Tuesday, January 7, 2025

The Race for the 2025 Oscars: Some Thoughts

In some years the entertainment press positively buzzes with talk about the chances of film releases in "the Oscars race" from early on.

This was not one of those years.

Just as the year's shrunken slate of films enjoying wide releases was thin on really first-rank blockbusters (as the far from first-rank grosses show) it has been short on critical darlings--even by the standards of recent years that have seen the contenders for the more prestigious (Picture-Director-Actor-Writer) Oscars.

Consider those films from which something might have been hoped. The sequels to Best Picture winner Gladiator and Best Actor winner Joker? No one seems to have any expectations for them in these categories, with the same going for Alex Garland's Civil War. Francis Ford Coppola's Megalopolis? It also seems unlikely to enjoy any recognition here, given how it flopped with critics as well as audiences.

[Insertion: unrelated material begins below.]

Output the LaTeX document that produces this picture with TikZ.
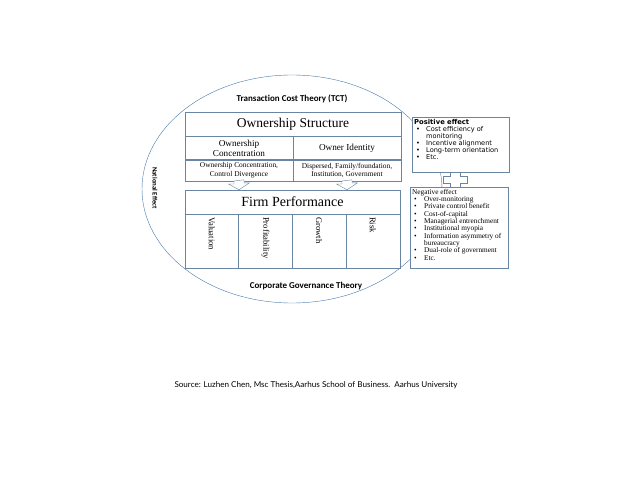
\documentclass[tikz,border=0pt]{standalone}
\usepackage{fontspec}
\setmainfont{Liberation Serif}
\newfontfamily\calib[Ligatures=NoCommon]{Carlito}
\newfontfamily\verd{DejaVu Sans}
\newfontfamily\gill{Lato}
\usetikzlibrary{calc}
\definecolor{tblline}{RGB}{104,134,164}
\definecolor{ovalline}{RGB}{74,122,172}
\newcommand{\bul}{\makebox[12pt][l]{\hspace{2pt}\textbullet}}
\newcommand{\ind}{\hspace*{12pt}}
\newcommand{\fs}[2]{\fontsize{#1}{#2}\selectfont}

\begin{document}
\begin{tikzpicture}[x=1pt, y=-1pt,
  cell/.style={draw=tblline, fill=white, inner sep=1pt, align=center},
  theory/.style={font=\calib\bfseries\fs{9}{10}},
  blk/.style={draw=tblline, fill=white, line join=miter},
  oval/.style={draw=ovalline, thin}]
\useasboundingbox (0,0) rectangle (638,479);

% theories round the framework
\draw[oval] (292,189) ellipse [x radius=150pt, y radius=114pt];
\node[theory] (tct) at (292,99) {Transaction Cost Theory (TCT)};
\node[theory] (cgt) at (306,286) {Corporate Governance Theory};
\node[font=\calib\bfseries\fs{6.8}{7}, rotate=-90] (nat) at (155,188) {National Effect};

% ownership structure
\node[cell, minimum width=216pt, minimum height=24pt, font=\fs{13.5}{15}] (os) at (293,124) {Ownership Structure};
\node[cell, anchor=north west, minimum width=108pt, minimum height=23pt, font=\fs{9.2}{10}] (oc) at (os.south west) {Ownership\\Concentration};
\node[cell, anchor=north east, minimum width=108pt, minimum height=23pt, font=\fs{9.2}{10}] (oi) at (os.south east) {Owner Identity};
\node[cell, anchor=north west, minimum width=108pt, minimum height=21pt, font=\fs{7.4}{8.4}] (ocd) at (oc.south west) {Ownership Concentration,\\Control Divergence};
\node[cell, anchor=north east, minimum width=108pt, minimum height=21pt, font=\fs{7.4}{8.4}] (oid) at (oi.south east) {Dispersed, Family/foundation,\\Institution, Government};

% firm performance
\node[cell, minimum width=215pt, minimum height=24pt, font=\fs{14}{15}] (fp) at (292.5,202) {Firm Performance};
\foreach \lab [count=\i] in {Valuation, Profitability, Growth, Risk}
  \node[cell, rotate=-90, minimum width=54pt, minimum height=53.75pt, text width=48pt,
        align=left, font=\fs{8.6}{9}] (k\i) at ($(fp.south west)+(53.75*\i-26.875,27)$) {\lab};

% hollow arrows between the tables
\foreach \c in {ocd, oid}
  \draw[blk] ([xshift=-5pt]\c.south) -- ++(0,3) -- ++(-5.5,0) -- (\c.south |- fp.north)
    -- ++(10.5,-7) -- ++(-5.5,0) -- ++(0,-3) -- cycle;

% effects
\node[cell, anchor=north west, inner sep=2pt, align=left, font=\verd\fs{6.6}{7.1}] (pos) at (412,117)
  {\parbox[c][51pt][t]{93pt}{{\bfseries\fs{6.8}{7.1}Positive effect}\\
   \bul Cost efficiency of\\ \ind monitoring\\
   \bul Incentive alignment\\
   \bul Long-term orientation\\
   \bul Etc.}};
\node[cell, anchor=north west, inner sep=2pt, align=left, font=\fs{7.3}{7.3}] (neg) at (410,187)
  {\parbox[c][77pt][t]{94pt}{Negative effect\\
   \bul Over-monitoring\\
   \bul Private control benefit\\
   \bul Cost-of-capital\\
   \bul Managerial entrenchment\\
   \bul Institutional myopia\\
   \bul Information asymmetry of\\ \ind bureaucracy\\
   \bul Dual-role of government\\
   \bul Etc.}};
\draw[blk, shift={(455,179.5)}] (-5,-7.5) -- (5,-7.5) -- (5,-3.5) -- (12,-3.5) -- (12,3.5)
  -- (5,3.5) -- (5,7.5) -- (-5,7.5) -- (-5,3.5) -- (-12,3.5) -- (-12,-3.5) -- (-5,-3.5) -- cycle;

% source
\node[font=\gill\fs{8.1}{9}] (src) at (316,385)
  {Source: Luzhen Chen, Msc Thesis,Aarhus School of Business.\ \ Aarhus University};
\end{tikzpicture}
\end{document}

Mad Max: Fury Road was a Best Picture nominee, and Furiosa was well-liked by the critics, but this is the kind of movie that gets nominated more as a gesture toward what people actually watch than as a real competitor, and its having been a big flop will rule it out of recognition on those grounds--all as Kevin Costner's much-hyped Horizon saga suffered from both critical disappointment and public disinterest. Dune, Part Two may have a shot at a Best Picture nomination, but more because of the inclination to recognize at least something that made money than because it is a natural (the second half of the epic even less likely than the first to be a real Best Picture contender because it is basically a big action movie). Perhaps something will be offered Inside Out--though it should be remembered that critics liked the sequel less than they did the Best Screenplay-nominated original.

So what's left among the bigger releases of the year? There is that other Timothée Chalamet film A Complete Unknown, which as a musical biopic is more Oscar's speed (and, if scarcely opened at the time of this writing, did debut on over 2,800 screens). And as an adaptation of a successful Broadway musical popular with both critics and moviegoers there is Wicked, which seems to have the best shot out of the whole bunch at Best Picture. But even so it will be another year where "smaller" and little-seen movies dominate, furthering the trend of the Academy Awards looking ever more like the Independent Spirit Awards.